> _REQUIRED TASK_
Will you output the lines between the ones holding "Reproduce this chart" and "from matplotlib.lines import Line2D", inclusive, exactly as they stand, and only those lines, with the pictures left out?

[Records contained in a dataset]
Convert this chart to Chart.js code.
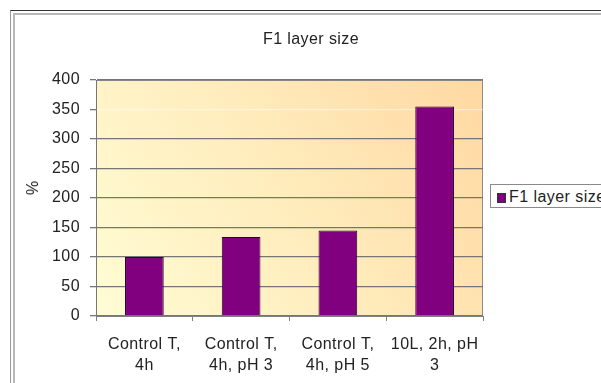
<!DOCTYPE html>
<html>
<head>
<meta charset="utf-8">
<script src="https://cdn.jsdelivr.net/npm/chart.js@4.4.1/dist/chart.umd.min.js"></script>
<style>
  html, body { margin: 0; padding: 0; background: #fff; overflow: hidden; width: 601px; height: 383px; }
  body { position: relative; font-family: "Liberation Sans", Arial, sans-serif; color: #222; }
  #frame { position: absolute; left: 10px; top: 10px; width: 700px; height: 500px;
           border-top: 1px solid #333; border-left: 1px solid #999; }
  #frame::after { content: ''; position: absolute; left: 2px; top: 2px; right: 0; bottom: 0;
           border-top: 2px solid #b8b8b8; border-left: 2px solid #b8b8b8; }
  #chart { position: absolute; left: 0; top: 0; }
  #title { position: absolute; left: 0; top: 29px; width: 622px; text-align: center;
           font-size: 16px; line-height: 20px; letter-spacing: 0.4px; }
  #ylab { position: absolute; left: 33px; top: 188px; font-size: 16px; line-height: 16px;
          transform: translate(-50%, -50%) rotate(-90deg); }
  #legend { position: absolute; left: 490px; top: 184px; width: 140px; height: 22px;
            border: 1px solid #8a8a8a; background: #fff; font-size: 16px; line-height: 22px;
            white-space: nowrap; letter-spacing: 0.45px; }
  #legend .sw { position: absolute; left: 6px; top: 8px; width: 7px; height: 8px;
                background: #800080; border: 1px solid #333; }
  #legend .txt { position: absolute; left: 18px; top: 1px; }
</style>
</head>
<body>
<div id="frame"></div>
<canvas id="chart" width="601" height="383"></canvas>
<div id="title"></div>
<div id="ylab">%</div>
<div id="legend"><span class="sw"></span><span class="txt"></span></div>
<script>
        const chartTitle = 'F1 layer size';
        const seriesName = 'F1 layer size';
        const categories = [
            ['Control T,', '4h'],
            ['Control T,', '4h, pH 3'],
            ['Control T,', '4h, pH 5'],
            ['10L, 2h, pH', '3']
        ];
        const values = [100, 134, 145, 355];
        const yTicks = [0, 50, 100, 150, 200, 250, 300, 350, 400];

        document.getElementById('title').textContent = chartTitle;
        document.querySelector('#legend .txt').textContent = seriesName;

        // the excel text is a bit wider than ours, spread the letters a little
        const spacing = {
            id: 'spacing',
            beforeUpdate(chart) { chart.ctx.letterSpacing = '0.45px'; },
            beforeDraw(chart) { chart.ctx.letterSpacing = '0.45px'; }
        };

        // gradient fill behind the plot area, like the Excel one
        const plotBackground = {
            id: 'plotBackground',
            beforeDraw(chart) {
                const { ctx, chartArea: a } = chart;
                const g = ctx.createLinearGradient(a.left, a.bottom, a.right, a.top);
                g.addColorStop(0, '#fffcd4');
                g.addColorStop(0.5, '#ffecbc');
                g.addColorStop(1, '#ffd8a2');
                ctx.save();
                ctx.fillStyle = g;
                ctx.fillRect(a.left, a.top, a.right - a.left, a.bottom - a.top);
                ctx.strokeStyle = '#8c8c8c';
                ctx.lineWidth = 1;
                ctx.strokeRect(a.left + 0.5, a.top + 0.5, a.right - a.left - 1, a.bottom - a.top);
                ctx.restore();
            }
        };

        const tickFont = { family: '"Liberation Sans", Arial, sans-serif', size: 16 };

        new Chart(document.getElementById('chart'), {
            type: 'bar',
            data: {
                labels: categories,
                datasets: [{
                    label: seriesName,
                    data: values,
                    backgroundColor: '#800080',
                    borderColor: '#2a002a',
                    borderWidth: 1,
                    barPercentage: 0.4,
                    categoryPercentage: 1
                }]
            },
            options: {
                responsive: false,
                animation: false,
                devicePixelRatio: 1,
                layout: { padding: { left: 0, top: 80, right: 118, bottom: 0 } },
                plugins: {
                    legend: { display: false },
                    title: { display: false },
                    tooltip: { enabled: false }
                },
                scales: {
                    x: {
                        afterFit: s => { s.height = 67; },
                        grid: {
                            offset: true,
                            drawOnChartArea: false,
                            drawTicks: true,
                            tickLength: 5,
                            color: '#808080'
                        },
                        border: { color: '#808080' },
                        ticks: {
                            font: { ...tickFont, lineHeight: 1.3 },
                            color: '#222',
                            padding: 13,
                            maxRotation: 0,
                            autoSkip: false
                        }
                    },
                    y: {
                        min: 0,
                        max: 400,
                        afterFit: s => { s.width = 96; },
                        afterBuildTicks: s => { s.ticks = yTicks.map(v => ({ value: v })); },
                        grid: {
                            tickLength: 6,
                            lineWidth: 1.3,
                            color: c => (c.tick && c.tick.value === 350) ? 'rgba(255,255,255,0.45)' : '#767676',
                            tickColor: '#767676'
                        },
                        border: { color: '#767676' },
                        ticks: {
                            font: tickFont,
                            color: '#222',
                            padding: 10
                        }
                    }
                }
            },
            plugins: [spacing, plotBackground]
        });
</script>
</body>
</html>
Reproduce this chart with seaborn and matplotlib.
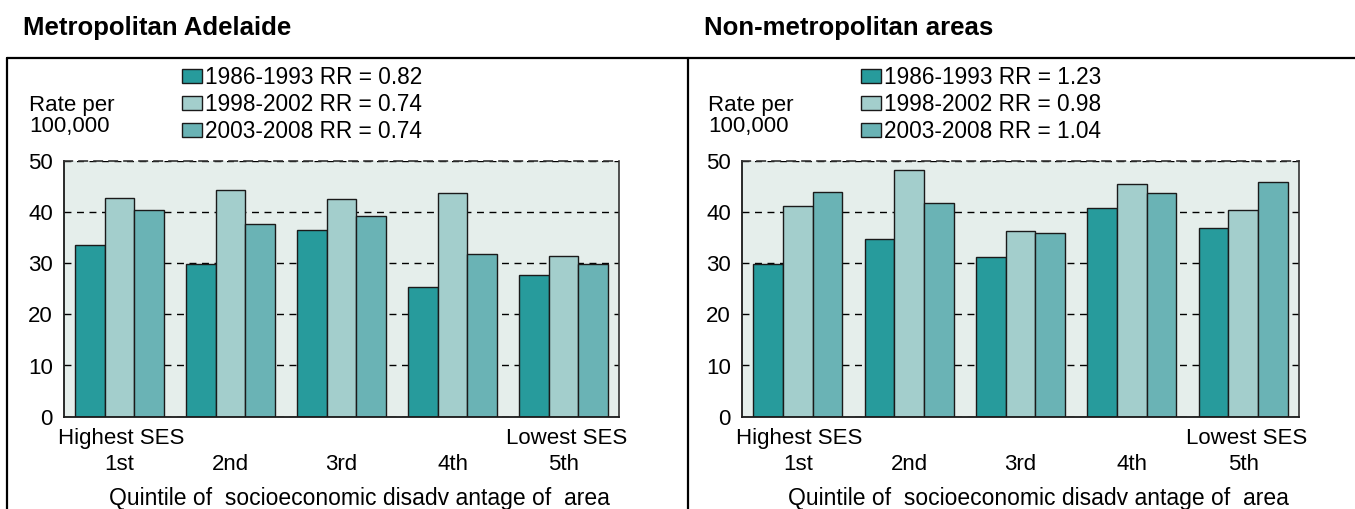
import numpy as np
import pandas as pd
import seaborn as sns
import matplotlib.pyplot as plt
from matplotlib.lines import Line2D

# ---------------- data ----------------
quintiles = ["1st", "2nd", "3rd", "4th", "5th"]
periods = ["1986-1993", "1998-2002", "2003-2008"]

metro_1986 = [33.6, 29.9, 36.5, 25.4, 27.6]
metro_1998 = [42.7, 44.2, 42.6, 43.7, 31.3]
metro_2003 = [40.3, 37.6, 39.2, 31.8, 29.9]
metro_rr = ["0.82", "0.74", "0.74"]

nonmetro_1986 = [29.8, 34.8, 31.1, 40.8, 36.8]
nonmetro_1998 = [41.2, 48.1, 36.3, 45.4, 40.4]
nonmetro_2003 = [43.9, 41.7, 35.9, 43.6, 45.8]
nonmetro_rr = ["1.23", "0.98", "1.04"]

panel_titles = ["Metropolitan Adelaide", "Non-metropolitan areas"]
y_ticks = [0, 10, 20, 30, 40, 50]
x_label = "Quintile of  socioeconomic disadv antage of  area"
left_end_label = "Highest SES"
right_end_label = "Lowest SES"
y_title = "Rate per\n100,000"

colors = ["#279B9C", "#A3CECC", "#6AB3B5"]
bg = "#E5EEEB"


def make_df(a, b, c):
    rows = []
    for p, vals in zip(periods, [a, b, c]):
        for q, v in zip(quintiles, vals):
            rows.append({"quintile": q, "period": p, "rate": v})
    return pd.DataFrame(rows)


panels = [
    (make_df(metro_1986, metro_1998, metro_2003), metro_rr),
    (make_df(nonmetro_1986, nonmetro_1998, nonmetro_2003), nonmetro_rr),
]

sns.set_theme(style="white")
plt.rcParams["font.family"] = ["Liberation Sans", "DejaVu Sans"]
plt.rcParams["text.color"] = "black"
plt.rcParams["axes.labelcolor"] = "black"
plt.rcParams["xtick.color"] = "black"
plt.rcParams["ytick.color"] = "black"

W, H = 1355, 509
fig = plt.figure(figsize=(W / 100, H / 100), dpi=100)


def fx(x):
    return x / W


def fy(y):
    return 1 - y / H


FS = 16
offsets = [0, 679]
axes_px = [(64, 555), (742, 557)]
title_x = [23, 704]
plot_top, plot_bot = 160.7, 416.7

for i, ((df, rr), off, (axl, axw)) in enumerate(zip(panels, offsets, axes_px)):
    ax = fig.add_axes([fx(axl), fy(plot_bot), axw / W, (plot_bot - plot_top) / H])
    sns.barplot(data=df, x="quintile", y="rate", hue="period", order=quintiles,
                hue_order=periods, palette=colors, saturation=1, width=0.8,
                edgecolor="#1a1a1a", linewidth=1.0, ax=ax, errorbar=None)
    ax.set_facecolor(bg)
    ax.set_ylim(0, 50)
    ax.set_xlim(-0.5, 4.5)
    ax.set_yticks(y_ticks)
    ax.set_ylabel("")
    ax.set_xlabel("")
    ax.set_axisbelow(True)
    ax.grid(axis="y", color="black", linestyle=(0, (5, 4)), linewidth=1.0)
    ax.grid(axis="x", visible=False)
    for s in ["left", "bottom"]:
        ax.spines[s].set_color("#1a1a1a")
        ax.spines[s].set_linewidth(1.3)
    ax.spines["right"].set_color("#333333")
    ax.spines["right"].set_linewidth(1.2)
    ax.spines["top"].set_color("#333333")
    ax.spines["top"].set_linestyle((0, (5, 4)))
    ax.spines["top"].set_linewidth(1.2)
    ax.tick_params(axis="y", length=0, pad=8, labelsize=FS, labelcolor="black")
    ax.tick_params(axis="x", length=0, pad=27, labelsize=FS, labelcolor="black")

    ax.text(-0.011, -0.087, left_end_label, transform=ax.transAxes, ha="left",
            va="center", fontsize=FS)
    ax.text(1.0144, -0.087, right_end_label, transform=ax.transAxes, ha="right",
            va="center", fontsize=FS)
    ax.text(0.533, -0.318, x_label, transform=ax.transAxes, ha="center",
            va="center", fontsize=16.5)

    handles, _ = ax.get_legend_handles_labels()
    if ax.get_legend() is not None:
        ax.get_legend().remove()
    labels = [f"{p} RR = {r}" for p, r in zip(periods, rr)]
    ax.legend(handles, labels, loc="upper left",
              bbox_to_anchor=(fx(182 + off), fy(66)), bbox_transform=fig.transFigure,
              frameon=False, borderpad=0, borderaxespad=0, fontsize=16.3,
              handlelength=0.9, handleheight=0.55, handletextpad=0.12,
              labelspacing=0.18)

    fig.text(fx(title_x[i]), fy(35), panel_titles[i],
             fontsize=18.5, fontweight="bold", ha="left", va="baseline")
    fig.text(fx(29 + off), fy(95), y_title, fontsize=FS, ha="left", va="top",
             linespacing=1.0)

# panel frames
frame_kw = dict(color="black", linewidth=1.6, transform=fig.transFigure)
fig.add_artist(Line2D([fx(7), fx(W)], [fy(58), fy(58)], **frame_kw))
fig.add_artist(Line2D([fx(7), fx(7)], [fy(58), 0], **frame_kw))
fig.add_artist(Line2D([fx(688), fx(688)], [fy(58), 0], **frame_kw))

fig.savefig("out.png", dpi=100)
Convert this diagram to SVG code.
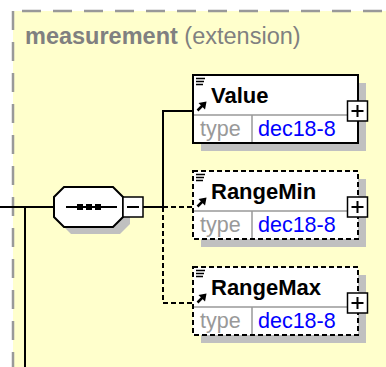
<svg xmlns="http://www.w3.org/2000/svg" width="386" height="367" viewBox="0 0 386 367">
<style>
.t{font-family:"Liberation Sans",Arial,sans-serif}
.box{fill:#fff;stroke:#000;stroke-width:2}
.dbox{fill:#fff;stroke:#000;stroke-width:2;stroke-dasharray:5,3}
.sh{fill:#c0c0c0}
.div{stroke:#999;stroke-width:1.5;fill:none}
.name{font-family:"Liberation Sans",Arial,sans-serif;font-weight:bold;font-size:22px;fill:#000}
.lbl{font-family:"Liberation Sans",Arial,sans-serif;font-size:21.5px;fill:#999}
.val{font-family:"Liberation Sans",Arial,sans-serif;font-size:21.5px;fill:#0000ff}
.ln{stroke:#000;stroke-width:2;fill:none}
.dln{stroke:#000;stroke-width:2;fill:none;stroke-dasharray:5,3}
.pm{fill:#fff;stroke:#000;stroke-width:1.5}
</style>
<defs>
<g id="icons">
<path d="M3,3.5h9M3,6.5h8M3,9.5h7" stroke="#000" stroke-width="1.5" fill="none"/>
<path d="M4.5,35.5L10,30" stroke="#000" stroke-width="2.5"/>
<path d="M13.5,26.5L5.5,28L12,34.5Z" fill="#000"/>
</g>
<g id="plus">
<rect x="-10" y="-10" width="20" height="20" class="pm"/>
<path d="M-6,0h12M0,-6v12" stroke="#000" stroke-width="2"/>
</g>
</defs>
<g id="background">
<rect x="13" y="11" width="373" height="356" fill="#ffffcc"/>
<path d="M13,11V367" stroke="#999" stroke-width="2.5" stroke-dasharray="19,12"/>
<path d="M22,11H386" stroke="#999" stroke-width="2.5" stroke-dasharray="19,12"/>
<text x="25" y="44" class="t" font-size="23.5" fill="#808080"><tspan font-weight="bold">measurement</tspan> (extension)</text>
</g>
<g id="connectors">
<path class="ln" d="M0,207H54M25,207V367"/>
<path class="ln" d="M143,207H163V111H193"/>
<path class="dln" d="M163,207H193M163,207V303H193"/>
</g>
<g id="sequence">
<path class="sh" d="M71,194H120L130,204V224L120,234H71L61,224V204Z"/>
<path d="M64,187H113L123,197V217L113,227H64L54,217V197Z" fill="#fff" stroke="#000" stroke-width="2"/>
<path d="M66,207H117" stroke="#000" stroke-width="2"/>
<rect x="77" y="204" width="6" height="6"/>
<rect x="86" y="204" width="6" height="6"/>
<rect x="95" y="204" width="6" height="6"/>
<rect x="123" y="197" width="20" height="20" class="pm"/>
<path d="M127,207h12" stroke="#000" stroke-width="2"/>
</g>
<g id="Value">
<rect x="201" y="83" width="165" height="68" class="sh"/>
<rect x="193" y="75" width="165" height="68" class="box"/>
<path class="div" d="M194,115H357M252,115V142"/>
<use href="#icons" x="193" y="75"/>
<text x="211" y="103" class="name">Value</text>
<text x="200" y="136" class="lbl">type</text>
<text x="258" y="136" class="val">dec18-8</text>
<use href="#plus" x="357.5" y="111"/>
</g>
<g id="RangeMin">
<rect x="201" y="179" width="165" height="68" class="sh"/>
<rect x="193" y="171" width="165" height="68" class="dbox"/>
<path class="div" d="M194,211H357M252,211V238"/>
<use href="#icons" x="193" y="171"/>
<text x="211" y="199" class="name">RangeMin</text>
<text x="200" y="232" class="lbl">type</text>
<text x="258" y="232" class="val">dec18-8</text>
<use href="#plus" x="357.5" y="207"/>
</g>
<g id="RangeMax">
<rect x="201" y="275" width="165" height="68" class="sh"/>
<rect x="193" y="267" width="165" height="68" class="dbox"/>
<path class="div" d="M194,307H357M252,307V334"/>
<use href="#icons" x="193" y="267"/>
<text x="211" y="295" class="name">RangeMax</text>
<text x="200" y="328" class="lbl">type</text>
<text x="258" y="328" class="val">dec18-8</text>
<use href="#plus" x="357.5" y="303"/>
</g>
</svg>
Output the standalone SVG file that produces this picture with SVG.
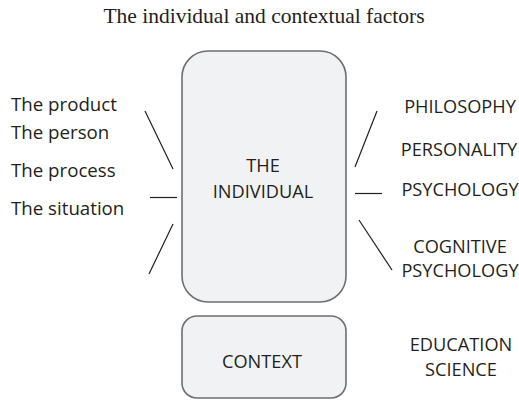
<svg xmlns="http://www.w3.org/2000/svg" width="519" height="403" viewBox="0 0 519 403">
<style>
.t{font-family:"Open Sans","Liberation Sans",sans-serif;font-size:18.2px;fill:#231f20}
.l{font-size:18.7px}
.c{text-anchor:middle}
.box{fill:#f1f2f4;stroke:#6d6e71;stroke-width:1.6}
.ln{stroke:#231f20;stroke-width:1.2;fill:none}
</style>
<rect width="519" height="403" fill="#fff"/>
<text x="264" y="22.5" text-anchor="middle" style="font-family:'Liberation Serif',serif;font-size:21.5px;fill:#231f20">The individual and contextual factors</text>
<g id="individual">
<rect class="box" x="182" y="51" width="164" height="251" rx="26" ry="26"/>
<text class="t c" x="263" y="172">THE</text>
<text class="t c" x="263" y="198">INDIVIDUAL</text>
</g>
<g id="context">
<rect class="box" x="182" y="316" width="164" height="82" rx="15" ry="15"/>
<text class="t c" x="262" y="368">CONTEXT</text>
</g>
<g id="left-labels">
<text class="t l" x="11" y="111">The product</text>
<text class="t l" x="11" y="139">The person</text>
<text class="t l" x="11" y="177">The process</text>
<text class="t l" x="11" y="215">The situation</text>
</g>
<g id="right-labels">
<text class="t c" x="460" y="113">PHILOSOPHY</text>
<text class="t c" x="459" y="156">PERSONALITY</text>
<text class="t c" x="460" y="196">PSYCHOLOGY</text>
<text class="t c" x="460" y="253">COGNITIVE</text>
<text class="t c" x="460" y="277">PSYCHOLOGY</text>
<text class="t c" x="461" y="351">EDUCATION</text>
<text class="t c" x="461" y="376">SCIENCE</text>
</g>
<g id="connectors">
<line class="ln" x1="145" y1="111" x2="173" y2="169"/>
<line class="ln" x1="150" y1="197.5" x2="177" y2="197.5"/>
<line class="ln" x1="173" y1="224" x2="149" y2="274"/>
<line class="ln" x1="377" y1="111" x2="355" y2="167"/>
<line class="ln" x1="355" y1="193.5" x2="382" y2="193.5"/>
<line class="ln" x1="359" y1="220" x2="392" y2="270"/>
</g>
</svg>
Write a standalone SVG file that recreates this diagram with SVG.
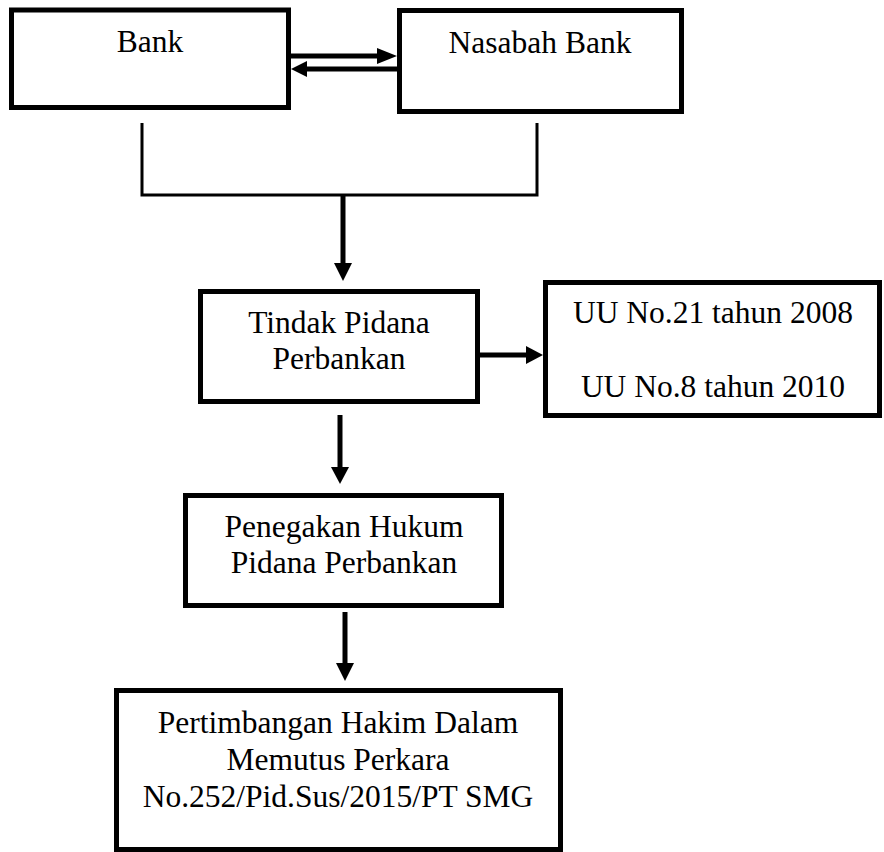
<svg xmlns="http://www.w3.org/2000/svg" width="884" height="852" viewBox="0 0 884 852">
<style>
.box{fill:#fff;stroke:#000;stroke-width:5}
.t{font-family:"Liberation Serif","Times New Roman",serif;font-size:31.5px;fill:#000;text-anchor:middle}
.ln{stroke:#000;stroke-width:5;fill:none}
.br{stroke:#000;stroke-width:3;fill:none}
.hd{fill:#000}
</style>
<rect width="884" height="852" fill="#fff"/>
<g id="bank"><rect class="box" x="11.5" y="10" width="277" height="97.5"/><text class="t" x="150" y="52">Bank</text></g>
<g id="nasabah"><rect class="box" x="399.5" y="10.5" width="282" height="101"/><text class="t" x="540" y="53">Nasabah Bank</text></g>
<g id="tindak"><rect class="box" x="200.5" y="291.5" width="277" height="110"/><text class="t" x="339" y="333">Tindak Pidana</text><text class="t" x="339" y="369">Perbankan</text></g>
<g id="uu"><rect class="box" x="545.5" y="282.5" width="334" height="133"/><text class="t" x="713" y="323">UU No.21 tahun 2008</text><text class="t" x="713" y="397">UU No.8 tahun 2010</text></g>
<g id="penegakan"><rect class="box" x="185.5" y="495.5" width="316" height="110"/><text class="t" x="344" y="537">Penegakan Hukum</text><text class="t" x="344" y="573">Pidana Perbankan</text></g>
<g id="pertimbangan"><rect class="box" x="116.5" y="690.5" width="444" height="159"/><text class="t" x="338" y="733">Pertimbangan Hakim Dalam</text><text class="t" x="338" y="770">Memutus Perkara</text><text class="t" x="338" y="807">No.252/Pid.Sus/2015/PT SMG</text></g>
<g id="connectors">
<line class="ln" x1="291" y1="56" x2="378" y2="56"/><polygon class="hd" points="377,48 397,56 377,64"/>
<line class="ln" x1="397" y1="69" x2="306" y2="69"/><polygon class="hd" points="307,61 291,69 307,77"/>
<polyline class="br" points="142,123 142,195 537,195 537,123"/>
<line class="ln" x1="343" y1="195" x2="343" y2="264"/><polygon class="hd" points="334,263 343,281 352,263"/>
<line class="ln" x1="480" y1="355" x2="527" y2="355"/><polygon class="hd" points="526,346 543,355 526,364"/>
<line class="ln" x1="340" y1="415" x2="340" y2="468"/><polygon class="hd" points="331,467 340,484 349,467"/>
<line class="ln" x1="345" y1="612" x2="345" y2="664"/><polygon class="hd" points="336,663 345,681 354,663"/>
</g>
</svg>
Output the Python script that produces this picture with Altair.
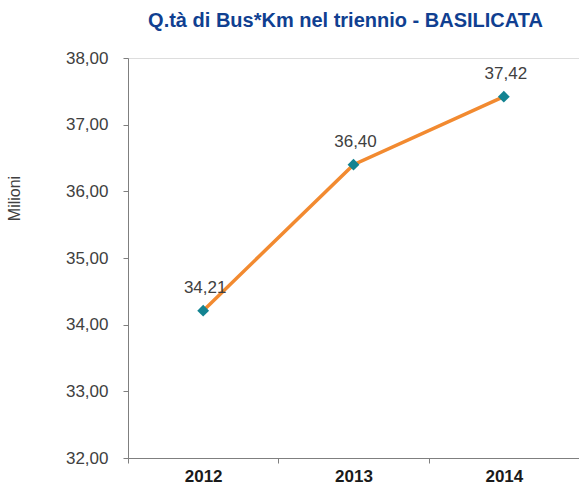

> _EXERCISE OUTPUT_
Reproduce this chart with seaborn and matplotlib.
import numpy as np
import pandas as pd
import seaborn as sns
import matplotlib.pyplot as plt
from matplotlib.lines import Line2D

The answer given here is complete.